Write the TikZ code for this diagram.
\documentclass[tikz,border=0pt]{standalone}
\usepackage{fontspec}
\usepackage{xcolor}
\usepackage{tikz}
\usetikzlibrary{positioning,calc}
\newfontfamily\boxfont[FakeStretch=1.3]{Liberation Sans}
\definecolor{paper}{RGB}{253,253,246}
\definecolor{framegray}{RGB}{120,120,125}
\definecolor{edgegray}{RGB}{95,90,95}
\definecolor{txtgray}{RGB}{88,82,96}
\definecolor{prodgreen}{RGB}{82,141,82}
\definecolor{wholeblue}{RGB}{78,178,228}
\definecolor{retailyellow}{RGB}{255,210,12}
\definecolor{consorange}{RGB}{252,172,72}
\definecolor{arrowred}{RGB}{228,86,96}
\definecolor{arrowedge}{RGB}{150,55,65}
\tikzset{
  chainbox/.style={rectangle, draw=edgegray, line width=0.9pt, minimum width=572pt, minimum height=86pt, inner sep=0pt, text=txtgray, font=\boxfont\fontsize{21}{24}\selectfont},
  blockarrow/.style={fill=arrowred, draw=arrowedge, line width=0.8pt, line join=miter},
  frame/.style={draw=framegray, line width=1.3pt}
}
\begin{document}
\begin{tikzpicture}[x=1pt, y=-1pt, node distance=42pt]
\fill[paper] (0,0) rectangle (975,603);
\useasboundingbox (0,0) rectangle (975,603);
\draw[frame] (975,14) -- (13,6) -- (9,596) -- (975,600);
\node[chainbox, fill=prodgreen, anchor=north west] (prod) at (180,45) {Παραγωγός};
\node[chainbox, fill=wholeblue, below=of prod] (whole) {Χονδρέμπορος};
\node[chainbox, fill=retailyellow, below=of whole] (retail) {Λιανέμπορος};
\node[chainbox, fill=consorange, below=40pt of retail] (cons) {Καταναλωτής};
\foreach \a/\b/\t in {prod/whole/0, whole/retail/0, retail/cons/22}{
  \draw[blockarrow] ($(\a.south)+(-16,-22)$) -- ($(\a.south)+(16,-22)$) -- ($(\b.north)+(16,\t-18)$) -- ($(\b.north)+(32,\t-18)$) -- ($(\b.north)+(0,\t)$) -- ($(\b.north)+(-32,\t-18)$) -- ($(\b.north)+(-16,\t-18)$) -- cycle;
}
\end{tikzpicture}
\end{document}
────────────────────
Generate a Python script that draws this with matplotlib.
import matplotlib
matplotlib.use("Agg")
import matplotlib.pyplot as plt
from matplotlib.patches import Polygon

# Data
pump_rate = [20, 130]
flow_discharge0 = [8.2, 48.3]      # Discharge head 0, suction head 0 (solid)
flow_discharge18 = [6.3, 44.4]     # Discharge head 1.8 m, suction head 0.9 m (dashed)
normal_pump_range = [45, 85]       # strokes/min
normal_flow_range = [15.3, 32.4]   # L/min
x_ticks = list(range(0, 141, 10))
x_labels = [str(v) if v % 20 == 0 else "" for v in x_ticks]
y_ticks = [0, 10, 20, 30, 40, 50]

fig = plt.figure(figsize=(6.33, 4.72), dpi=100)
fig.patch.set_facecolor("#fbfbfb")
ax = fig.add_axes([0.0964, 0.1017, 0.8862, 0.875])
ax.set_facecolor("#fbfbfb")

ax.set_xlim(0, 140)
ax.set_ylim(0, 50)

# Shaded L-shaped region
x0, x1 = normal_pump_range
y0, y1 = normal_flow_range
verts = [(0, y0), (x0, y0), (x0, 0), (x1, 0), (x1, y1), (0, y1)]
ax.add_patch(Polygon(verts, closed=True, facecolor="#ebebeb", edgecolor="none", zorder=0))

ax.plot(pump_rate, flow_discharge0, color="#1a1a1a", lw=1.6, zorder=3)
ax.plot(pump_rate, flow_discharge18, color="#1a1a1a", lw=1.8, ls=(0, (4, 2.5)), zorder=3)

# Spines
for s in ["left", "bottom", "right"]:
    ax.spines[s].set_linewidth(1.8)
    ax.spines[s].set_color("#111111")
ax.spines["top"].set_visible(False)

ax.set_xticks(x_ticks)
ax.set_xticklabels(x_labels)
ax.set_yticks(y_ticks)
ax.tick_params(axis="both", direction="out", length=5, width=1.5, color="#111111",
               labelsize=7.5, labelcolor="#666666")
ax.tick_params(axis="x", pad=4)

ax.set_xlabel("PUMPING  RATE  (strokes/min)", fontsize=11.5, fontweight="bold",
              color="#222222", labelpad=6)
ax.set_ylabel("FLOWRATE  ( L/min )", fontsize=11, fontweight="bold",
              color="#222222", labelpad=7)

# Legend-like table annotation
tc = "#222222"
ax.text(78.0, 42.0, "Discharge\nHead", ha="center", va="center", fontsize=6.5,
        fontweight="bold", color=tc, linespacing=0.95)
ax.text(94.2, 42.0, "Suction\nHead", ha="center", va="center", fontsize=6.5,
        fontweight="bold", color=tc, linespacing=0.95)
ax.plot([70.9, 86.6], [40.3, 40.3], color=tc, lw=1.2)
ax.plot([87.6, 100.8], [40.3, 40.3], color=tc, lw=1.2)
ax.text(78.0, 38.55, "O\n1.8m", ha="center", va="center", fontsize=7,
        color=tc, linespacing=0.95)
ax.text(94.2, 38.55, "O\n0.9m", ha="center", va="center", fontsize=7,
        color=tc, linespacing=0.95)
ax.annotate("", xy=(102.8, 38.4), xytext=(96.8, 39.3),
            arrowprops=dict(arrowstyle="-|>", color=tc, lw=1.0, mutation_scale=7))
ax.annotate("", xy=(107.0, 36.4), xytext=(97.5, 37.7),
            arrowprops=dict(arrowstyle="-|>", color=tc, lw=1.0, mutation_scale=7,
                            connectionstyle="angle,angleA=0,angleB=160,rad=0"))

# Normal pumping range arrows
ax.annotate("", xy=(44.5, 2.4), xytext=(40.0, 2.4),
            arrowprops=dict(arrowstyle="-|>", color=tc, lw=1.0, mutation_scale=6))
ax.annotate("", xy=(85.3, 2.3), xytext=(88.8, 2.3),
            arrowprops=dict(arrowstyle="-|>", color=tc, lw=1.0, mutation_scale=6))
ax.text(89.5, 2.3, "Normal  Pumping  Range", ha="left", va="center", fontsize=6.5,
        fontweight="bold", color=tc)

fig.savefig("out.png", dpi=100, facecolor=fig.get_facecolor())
────────────────────
Objective. Identify each line in the records above containing the word "this"; copy those lines.

Exercise response.
Write the TikZ code for this diagram.
Generate a Python script that draws this with matplotlib.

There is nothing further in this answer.